Figure 4: cliff line taken from 2001 (black) and 2012 (red) LiDAR scans. BGS © UKRI.
Positioning of the surveys has relied on the global navigation satellite system (GNSS) throughout. In the early days of the project (2001 to 2002), this was poor in quality and led to inaccurate positioning. From 2002 onwards, the accuracy of the positioning was greatly increased.
Video 1: 3D model of the Aldbrough rotational landslide. BGS © UKRI.
Equipment
Up to 2004, the scanner used was a Riegl LPM2K, which produced low-density point clouds. From 2005, a higher-speed Riegl LPMi800HA scanner was used to produce denser point clouds and, from 2012 onwards, the VZ-1000 was used. These scanners also feature a calibrated digital camera, the results from which were used to attribute the point clouds with their RGB colour as well as their point intensity.
Survey method
The method developed for the slope dynamics project was to establish ‘baselines’ running parallel to the cliff, both on the platform and on the cliff top (Figure 5). The laser scanner is set up at each end of the baseline and a ‘backsight’ or ‘tiepoint’ reading taken of a target fixed at the other end. This provides horizontal angle data relative to the datum within the scanner. At the same time, both ends of the baseline are located with the GNSS to establish the location of the baseline in national grid coordinates. Multiple scans taken from different locations at the same site are carried out in order to minimise shadow areas (areas invisible to the laser).
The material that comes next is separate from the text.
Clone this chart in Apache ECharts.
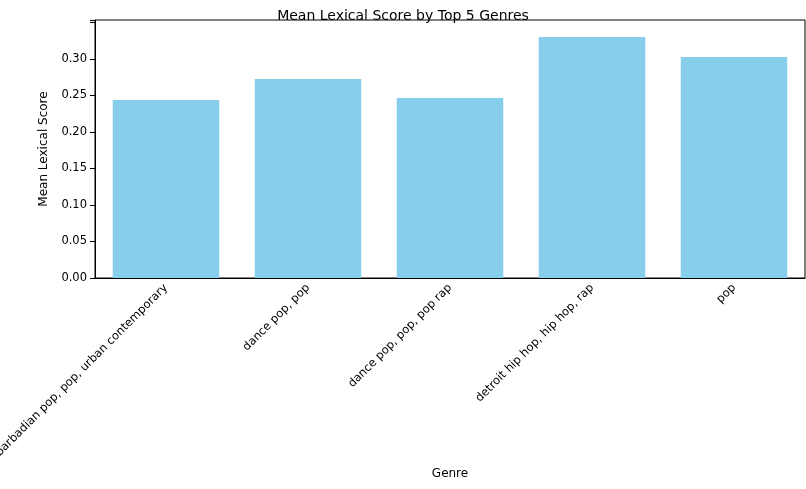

Figure 5: schematic of ‘baseline’ method of laser scanning linear features. BGS © UKRI.
Challenges
Weather and tide conditions meant that not all surveys were carried out to the same standards of coverage and accuracy. For example, it was not always possible to eliminate shadow areas, even by increasing the number of scan locations. This was due to time constraints for work on the platform due to strong onshore winds, adverse weather conditions (heavy rain) or lack of access to the platform, meaning the survey had to be carried out solely from the cliff top.
Another problem associated with scanning from the beach was caused by tripod stability issues due to wet sand washing away from the feet of the tripod, causing it to tilt. The vibration caused by the movement of the scanner itself could also cause the wet sand to liquefy. Attempts were made, with limited success, to solve this by using oversized tripod feet but ultimately the scans had to be re-oriented using ImAlign.
Figure 6: keeping the equipment stable on a wet beach proved to be difficult! BGS © UKRI.
Positional accuracy was of paramount importance for these surveys due to the lack of a fixed scan position. However, satellite drop-out was frequently encountered in the early years of the project. From 2005 onwards, a system using a base station that logged its position over the duration of the survey and sent radio updates to a rover unit was used.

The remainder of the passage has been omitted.